‘People don’t know we’re here’

Watch out Unison. The forgotten trade union of social care wants your members. Amy Taylor spoke to its general secretary Steve Anslow (pictured)

For a trade union, the British Union of Social Work Employees feels like a secret club. And Steve Anslow, now in his 17th year as general secretary, is the first to admit it.

“I wish it wasn’t like that,” he says. “If we had a wider presence it wouldn’t feel that way, but it does.”

This life on the periphery has come about because a lack of funds has limited the union’s advertising over the years, so admission to the fold depends on word of mouth.

Yet, despite this constraint, membership under Anslow’s tutelage has risen from 1,200 to 3,000. Now moves are afoot to tackle the problem of limited membership and a lack of advertising funds.

The union has experienced financial problems in the past but Anslow says its funds are now “healthy”. Alongside him there are six regional officers, an officer each for  England and Wales, two administrative staff and a professional officer/treasurer. Its members work in local authorities, the private and voluntary sectors and it is the only union recognised by the NSPCC.

Anslow finds it disappointing that most social care workers decide to join public services union Unison rather than Buswe, which specialises in representing social care staff.
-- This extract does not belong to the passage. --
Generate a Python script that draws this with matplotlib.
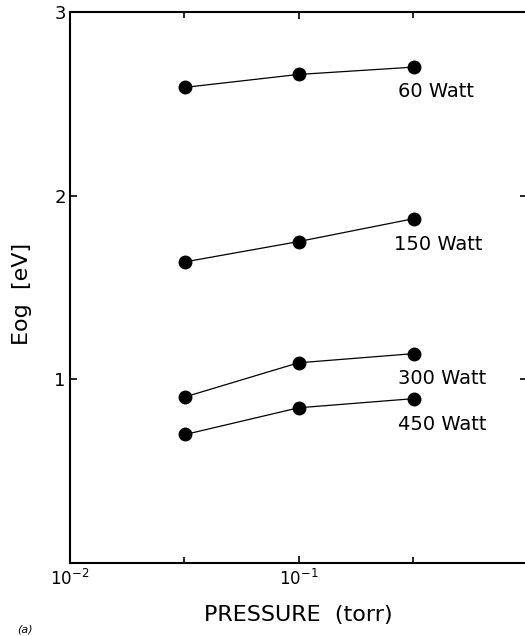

“It’s a bloody tragedy,” he says. “The reason Buswe came into existence was because of a recognition that social work needed its own  independent voice in terms of the development of the profession. We think that social work has suffered from us not having been able to become established more widely.”

Pay is an issue Anslow thinks social workers have lost out on. He argues that if there were a strong independent voice for the profession, such as those in the fire service or nursing, pay would have increased more.

He sees Buswe’s lack of advertising as its main hindrance in competing with Unison. “People don’t know we are there and I fully accept that,” he says. “Unless we can  find a way to make clear that there is an alternative and that we can provide as good, if not better, services we will have the same problem.”

Anslow describes the action of Union’s predecessor, the National Association of Local Government Officers, when Buswe was set up as “childish” but will not be drawn on how he thinks the Unison is doing in terms of representing social care staff today.

Although Buswe is no longer linked to the British Association of Social Workers, Anslow says the relationship between the two organisations is “very amicable”. He admits that in the past the two have considered running a joint membership package but will not comment on future joint activities.

With BASW director Ian Johnston recently discussing the need for a strong independent specialised union a new partnership could be on the horizon and with it, perhaps, more members.

In for a pound

Buswe began at the British Association of Social Workers’ annual conference in 1978 where delegates passed a motion to create an independent trade union for social workers and 1,200 each put in £1 to set it up.

At that stage it was called the British Union of Social Workers, had links with BASW and was based at the BASW headquarters in Birmingham. But Nalgo (now part of Unison) objected arguing that the new union’s creation went against an arrangement between BASW and itself and threatened to withdraw cooperation if the association continued to support it.

The threat proved too great and Buswe had to leave its Birmingham base and attempt to survive independently. In 1988 the union moved to its present home in Manchester.